The world of constant, mandatory ID checking that voter-ID proponents think exists would probably look like a dystopia to some of their libertarian-leaning intellectual forefathers. To the credit of those proponents though, the reality is still pretty dystopian. The Patriot Act really did make some run-of-the-mill actions more difficult, and aggressive identification policies for alcohol and tobacco certainly helped whet the policy appetite for Big Brother.
But even so, the rationale undergirding identification practices just doesn’t make sense for voting. For liquor and cigarettes, carding is necessary only to establish the age of the customer, a requirement that’s already well handled by voter-registration practices in every state. In airplane travel and for dangerous drugs, identification is used specifically for surveillance—a usage that would be terrifying if applied to voting. With bank accounts, identification is used both for surveillance and for fraud prevention. As years’ worth of data make clear, the only kind of fraud that voter ID can prevent—someone impersonating another registered voter at the ballot box—pretty much never happens.

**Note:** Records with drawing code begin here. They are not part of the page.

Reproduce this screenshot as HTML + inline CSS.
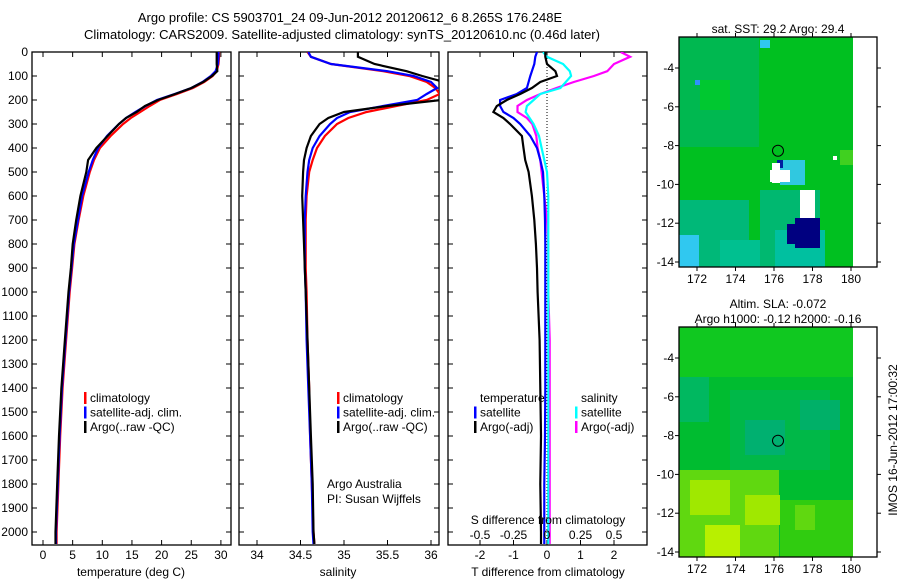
<!DOCTYPE html>
<html><head><meta charset="utf-8"><style>
body{margin:0;background:#fff;}
svg{display:block;font-family:"Liberation Sans",sans-serif;font-size:12px;}
</style></head><body>
<svg id="fig" width="900" height="580" viewBox="0 0 900 580">
<defs>
<clipPath id="c1"><rect x="32" y="52" width="199" height="493"/></clipPath>
<clipPath id="c2"><rect x="239" y="52" width="200" height="493"/></clipPath>
<clipPath id="c3"><rect x="448" y="52" width="199" height="493"/></clipPath>
</defs>
<text x="350" y="22" text-anchor="middle" font-size="13">Argo profile: CS 5903701_24 09-Jun-2012 20120612_6 8.265S 176.248E</text>
<text x="342" y="39" text-anchor="middle" font-size="13">Climatology: CARS2009. Satellite-adjusted climatology: synTS_20120610.nc (0.46d later)</text>
<g id="p1"></g>
<g id="p2"></g>
<g id="p3"></g>
<g id="m1"></g>
<g id="m2"></g>
<text transform="translate(897,440) rotate(-90)" text-anchor="middle" font-size="12">IMOS 16-Jun-2012 17:00:32</text>
</svg>
<script>
const depths=[0,20,50,80,100,125,150,175,200,225,250,275,300,350,400,450,500,600,700,800,900,1000,1200,1400,1600,1800,2000,2050];
const tClim=[29.7,29.7,29.6,29.3,28.6,27.2,25.3,22.6,19.7,18.0,16.4,14.8,13.5,11.4,9.6,8.6,7.9,6.8,6.0,5.3,4.9,4.5,3.9,3.3,2.9,2.6,2.3,2.3];
const tSat=[29.6,29.6,29.5,29.1,28.3,26.9,25.0,22.2,19.2,17.3,15.6,14.0,12.8,10.8,9.3,8.4,7.7,6.6,5.9,5.2,4.8,4.4,3.8,3.2,2.8,2.5,2.2,2.2];
const tArgo=[29.3,29.3,29.3,29.4,28.5,27.0,25.0,22.3,19.4,17.2,15.8,14.0,12.8,10.9,9.0,7.6,7.3,6.3,5.6,5.0,4.7,4.3,3.7,3.1,2.7,2.4,2.1,2.1];
const sClim=[34.58,34.62,34.85,35.45,35.75,35.95,36.05,36.1,35.95,35.6,35.26,35.05,34.92,34.78,34.69,34.64,34.6,34.57,34.56,34.56,34.56,34.57,34.58,34.6,34.61,34.63,34.65,34.66];
const sSat=[34.59,34.62,34.85,35.5,35.8,36.0,36.07,35.95,35.84,35.45,35.07,34.92,34.84,34.72,34.64,34.6,34.58,34.56,34.55,34.55,34.55,34.56,34.57,34.59,34.61,34.63,34.64,34.65];
const sArgo=[35.16,35.16,35.35,35.72,35.9,36.15,36.15,36.15,36.12,35.5,35.0,34.82,34.72,34.62,34.57,34.54,34.53,34.52,34.53,34.54,34.55,34.56,34.58,34.6,34.62,34.64,34.65,34.66];
const dTSat=[-0.3,-0.35,-0.38,-0.45,-0.5,-0.55,-0.6,-0.9,-1.4,-1.4,-1.3,-1.0,-0.8,-0.5,-0.3,-0.2,-0.12,-0.08,-0.06,-0.05,-0.05,-0.05,-0.05,-0.05,-0.06,-0.08,-0.08,-0.08];
const dTArgo=[-0.05,-0.05,0.0,0.25,0.3,-0.2,-0.45,-0.8,-1.2,-1.5,-1.6,-1.3,-1.1,-0.75,-0.7,-0.65,-0.55,-0.45,-0.38,-0.33,-0.3,-0.28,-0.22,-0.2,-0.18,-0.2,-0.18,-0.18];
const dSSat=[-0.03,0.0,0.12,0.17,0.18,0.14,0.1,-0.05,-0.1,-0.15,-0.16,-0.13,-0.1,-0.06,-0.04,-0.02,0.0,0.01,0.01,0.01,0.01,0.01,0.01,0.01,0.01,0.01,0.01,0.01];
const dSArgo=[0.55,0.62,0.5,0.45,0.35,0.2,0.07,-0.05,-0.15,-0.22,-0.22,-0.15,-0.11,-0.08,-0.07,-0.05,-0.04,-0.02,0,0.01,0.01,0.01,0.02,0.02,0.02,0.02,0.02,0.02];
const depthTicks=[0,100,200,300,400,500,600,700,800,900,1000,1100,1200,1300,1400,1500,1600,1700,1800,1900,2000];
const tTicks=[0,5,10,15,20,25,30];
const sTicks=[34,34.5,35,35.5,36];
const dTTicks=[-2,-1,0,1,2];
const dSTicks=[-0.5,-0.25,0,0.25,0.5];
const lonTicks=[172,174,176,178,180];
const latTicks=[-4,-6,-8,-10,-12,-14];

const NS='http://www.w3.org/2000/svg';
function mk(parent,tag,attrs){const e=document.createElementNS(NS,tag);for(const k in attrs)e.setAttribute(k,attrs[k]);parent.appendChild(e);return e;}
const yD=d=>52+d*0.24;
const xT=v=>43+v*5.93;
const xS=v=>257+(v-34)*87;
const xDT=v=>547+v*33.5;
const xDS=v=>547+v*134;

function frame(g,x0,x1,y0,y1){
  const r=mk(g,'rect',{x:x0,y:y0,width:x1-x0,height:y1-y0,fill:'none',stroke:'#000','stroke-width':1.3});
  
  
}
function xticks(g,ticks,fx,labels,y0,y1,ly,topToo){
  ticks.forEach((t,i)=>{
    const x=fx(t);
    const l=mk(g,'line',{x1:x,x2:x,y1:y1,y2:y1-5,stroke:'#000'});
    
    
    if(topToo){const l2=mk(g,'line',{x1:x,x2:x,y1:y0,y2:y0+5,stroke:'#000'});
      
      }
    if(labels){const tx=mk(g,'text',{x:x,y:ly,'text-anchor':'middle'});tx.textContent=labels[i];
      
      }
  });
}
function yticks(g,x0,x1,label){
  depthTicks.forEach(d=>{
    const y=yD(d);
    const a=mk(g,'line',{x1:x0,x2:x0+5,y1:y,y2:y,stroke:'#000'});
    
    
    const b=mk(g,'line',{x1:x1,x2:x1-5,y1:y,y2:y,stroke:'#000'});
    
    
    if(label){const t=mk(g,'text',{x:28,y:y+4,'text-anchor':'end'});t.textContent=d;
      
      }
  });
}
function line(g,vals,fx,color,clip,name){
  const pts=vals.map((v,i)=>fx(v).toFixed(1)+','+yD(depths[i]).toFixed(1)).join(' ');
  const p=mk(g,'polyline',{points:pts,fill:'none',stroke:color,'stroke-width':2.2,'clip-path':'url(#'+clip+')'});
  
  
}
function legend(g,x,y,items){
  items.forEach((it,i)=>{
    const yy=y+i*14.5;
    if(it[0]){const r=mk(g,'rect',{x:x,y:yy-10,width:2.5,height:12,fill:it[0]});
      
      }
    const t=mk(g,'text',{x:x+6,y:yy});t.textContent=it[1];
    
    
  });
}
function txt(g,x,y,s,anchor,name){const t=mk(g,'text',{x:x,y:y,'text-anchor':anchor||'start'});t.textContent=s;
  
  return t;}

// panel 1
const p1=document.getElementById('p1');
frame(p1,32,231,52,545);yticks(p1,32,231,true);
xticks(p1,tTicks,xT,tTicks,52,545,559,true);
line(p1,tClim,xT,'#ff0000','c1','temperature-climatology-line');
line(p1,tSat,xT,'#0000ff','c1','temperature-satellite-line');
line(p1,tArgo,xT,'#000000','c1','temperature-argo-line');
legend(p1,84,402,[['#ff0000','climatology'],['#0000ff','satellite-adj. clim.'],['#000','Argo(..raw -QC)']]);
txt(p1,131,576,'temperature (deg C)','middle','temperature-axis-title');

// panel 2
const p2=document.getElementById('p2');
frame(p2,239,439,52,545);yticks(p2,239,439,false);
xticks(p2,sTicks,xS,sTicks,52,545,559,true);
line(p2,sClim,xS,'#ff0000','c2','salinity-climatology-line');
line(p2,sSat,xS,'#0000ff','c2','salinity-satellite-line');
line(p2,sArgo,xS,'#000000','c2','salinity-argo-line');
legend(p2,337,402,[['#ff0000','climatology'],['#0000ff','satellite-adj. clim.'],['#000','Argo(..raw -QC)']]);
txt(p2,327,488,'Argo Australia','start','credit-line-1');
txt(p2,327,503,'PI: Susan Wijffels','start','credit-line-2');
txt(p2,338,576,'salinity','middle','salinity-axis-title');

// panel 3
const p3=document.getElementById('p3');
frame(p3,448,647,52,545);yticks(p3,448,647,false);
const z=mk(p3,'line',{x1:547,x2:547,y1:52,y2:545,stroke:'#000','stroke-dasharray':'1,2'});


xticks(p3,dTTicks,xDT,dTTicks,52,545,559,true);
line(p3,dSArgo,xDS,'#ff00ff','c3','salinity-argo-diff-line');
line(p3,dSSat,xDS,'#00ffff','c3','salinity-satellite-diff-line');
line(p3,dTSat,xDT,'#0000ff','c3','temperature-satellite-diff-line');
line(p3,dTArgo,xDT,'#000000','c3','temperature-argo-diff-line');
legend(p3,474,402,[[null,'temperature'],['#0000ff','satellite'],['#000','Argo(-adj)']]);
legend(p3,575,402,[[null,'salinity'],['#00ffff','satellite'],['#ff00ff','Argo(-adj)']]);
txt(p3,548,524,'S difference from climatology','middle','s-diff-axis-title');
dSTicks.forEach(v=>txt(p3,xDS(v),539,String(v),'middle','s-diff-tick-label'));
txt(p3,548,576,'T difference from climatology','middle','t-diff-axis-title');

// maps
function map(gid,y0,y1,latTop,latPxTop,pxPerLat,title,cells,base){
  const g=document.getElementById(gid);
  const x0=679,x1=877,dx1=853;
  const r=mk(g,'rect',{x:x0,y:y0,width:dx1-x0,height:y1-y0,fill:base});
  
  
  cells.forEach(c=>{const e=mk(g,'rect',{x:c[0],y:c[1],width:c[2],height:c[3],fill:c[4]});
    
    });
  frame(g,x0,x1,y0,y1);
  const fx=l=>697+(l-172)*19.25;
  lonTicks.forEach(l=>{
    const a=mk(g,'line',{x1:fx(l),x2:fx(l),y1:y1,y2:y1+4,stroke:'#000'});
    
    const b=mk(g,'line',{x1:fx(l),x2:fx(l),y1:y0,y2:y0-4,stroke:'#000'});
    
    txt(g,fx(l),y1+16,String(l),'middle','lon-tick-label');
  });
  latTicks.forEach(l=>{
    const y=latPxTop+(-4-l)*pxPerLat;
    const a=mk(g,'line',{x1:x1,x2:x1+4,y1:y,y2:y,stroke:'#000'});
    
    const b=mk(g,'line',{x1:x0,x2:x0-4,y1:y,y2:y,stroke:'#000'});
    
    txt(g,x0-5,y+4,String(l),'end','lat-tick-label');
  });
  const c=mk(g,'circle',{cx:778,cy:latPxTop+(8.265-4)*pxPerLat,r:5.5,fill:'none',stroke:'#000'});
  
  
  title.forEach((t,i)=>txt(g,778,y0-(title.length-i)*15+11,t,'middle','map-title'));
}
map('m1',37,267,-4,68,19.4,['sat. SST: 29.2 Argo: 29.4'],[
 [679,37,80,110,'#00b850'],[700,80,30,30,'#00c830'],[679,200,70,67,'#00b878'],[679,235,20,32,'#30c8f0'],
 [760,190,60,77,'#00b870'],[775,230,50,37,'#00c0a0'],[720,240,40,27,'#00c090'],
 [780,160,25,25,'#30c8e0'],[777,160,6,8,'#0020a0'],[772,163,8,20,'#ffffff'],[770,170,20,12,'#ffffff'],
 [800,190,15,20,'#ffffff'],[800,210,15,17,'#ffffff'],[795,218,25,30,'#000080'],[787,224,12,20,'#000080'],
 [840,150,13,15,'#40d020'],[833,156,4,4,'#ffffff'],[760,40,10,8,'#30c8f0'],[695,80,5,5,'#3090ff']
],'#00c020');
map('m2',327,557,-4,358,19.4,['Altim. SLA: -0.072','Argo h1000: -0.12 h2000: -0.16'],[
 [679,327,174,50,'#10c820'],[679,377,30,45,'#00b860'],[730,390,100,80,'#00b848'],
 [745,420,40,35,'#00b070'],[800,400,40,30,'#00b068'],
 [679,470,100,87,'#60d810'],[690,480,40,35,'#a0e800'],[705,525,35,32,'#b8f000'],[745,495,35,30,'#a0e800'],
 [780,500,73,57,'#30cc10'],[795,505,20,25,'#60d810']
],'#00bc30');
</script>
</body></html>
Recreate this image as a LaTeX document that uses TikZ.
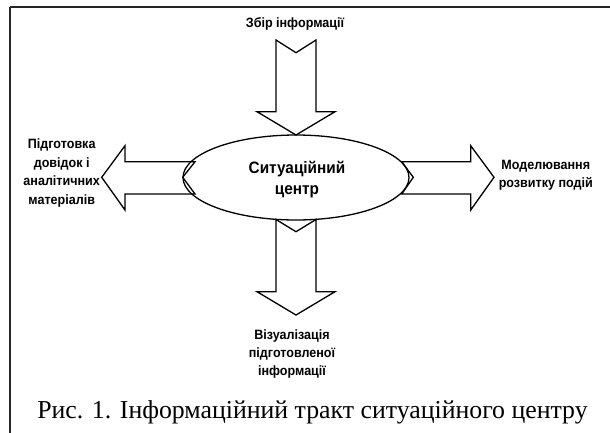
\documentclass[tikz,border=0pt]{standalone}
\usepackage{fontspec}
\setmainfont{Liberation Serif}
\newfontfamily\lbl[FakeStretch=0.93]{Liberation Sans}
\usetikzlibrary{shapes.geometric}
\begin{document}
\begin{tikzpicture}[x=1pt,y=-1pt,
  blockarrow/.style={draw=black,fill=white,line width=1.3pt,line join=miter},
  lbltext/.style={align=center,inner sep=0pt,font=\lbl\bfseries\fontsize{13.5}{18.4}\selectfont},
  centtext/.style={align=center,inner sep=0pt,font=\lbl\bfseries\fontsize{16.5}{21.7}\selectfont}]
\useasboundingbox (0,0) rectangle (610,432);
% frame
\draw[line width=1.6pt,color=black!85] (10,6.7) -- (620,6.7);
\draw[line width=1.6pt,color=black!85] (10,6.7) -- (10,440);
% arrows
\draw[blockarrow] (276,40) -- (296,52.7) -- (316,40) -- (316,111.7) -- (335,111.7) -- (296,135) -- (257,111.7) -- (276,111.7) -- cycle;
\draw[blockarrow] (276,219.5) -- (296,231.7) -- (316,219.5) -- (316,291.7) -- (335,291.7) -- (296,315) -- (257,291.7) -- (276,291.7) -- cycle;
\draw[blockarrow] (195,161.7) -- (182.7,177.3) -- (195,194) -- (125,194) -- (125,210) -- (101.7,177.3) -- (125,145.7) -- (125,161.7) -- cycle;
\draw[blockarrow] (401.7,161.7) -- (413.3,177.3) -- (401.7,194) -- (470.7,194) -- (470.7,210) -- (494,177.3) -- (470.7,145.7) -- (470.7,161.7) -- cycle;
% ellipse
\node[ellipse,draw=black,line width=1.3pt,minimum width=226pt,minimum height=85pt,inner sep=0pt] (sc) at (296,177.5) {};
\node[centtext] (sctext) at (297,179.5) {Ситуаційний\\центр};
% labels
\node[lbltext] (top) at (295,23.5) {Збір інформації};
\node[lbltext] (left) at (61.7,173) {Підготовка\\довідок і\\аналітичних\\матеріалів};
\node[lbltext] (right) at (545.8,175) {Моделювання\\розвитку подій};
\node[lbltext] (bottom) at (292,354) {Візуалізація\\підготовленої\\інформації};
% caption
\node[inner sep=0pt,anchor=base,font=\fontsize{25.8}{30}\selectfont] (cap) at (312.5,418.3) {Рис. 1. Інформаційний тракт ситуаційного центру};
\end{tikzpicture}
\end{document}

Even in the increasingly surveilled state of modern America, federal, state, and local policies create workarounds precisely because of the reasons why people object to voter ID. Most living Americans were born in a less identification-obsessed time, and many older people of color especially were born into situations where the vital records needed to obtain government ID might have never been supplied. For elderly Americans, or for people who don’t or can’t drive, or for those living in small towns, navigating daily activities without a license or passport is a normal part of life. People live in and pass down houses and cash checks in bank accounts without ever having to show identification. They go to pharmacies and get necessary medications without having to produce licenses. Everything is fine.
Moreover, there are millions of people who don’t engage in these systems at all. Millions of poor and low-income people are unbanked or underbanked. Most people in that population probably don’t fly much, either, and many don’t own homes.
Poor folks, urban people, and people of color are less likely, by far, to have licenses and passports. That’s because both carry fees, have lengthy application and certification processes, and are technically optional credentials. They have specific functions that have nothing to do with the identification requirements of the modern surveillance system.
That system has a long way to go before it requires people to show identification to buy groceries. Contrary to Trump and many of the biggest crusaders for voter ID, lots of people don’t have to show identification for anything, ever. But the president’s comment does provide an unintentionally useful corollary: that denying people the ballot because they don’t have a license would be the same moral travesty as denying a family milk because they don’t have one.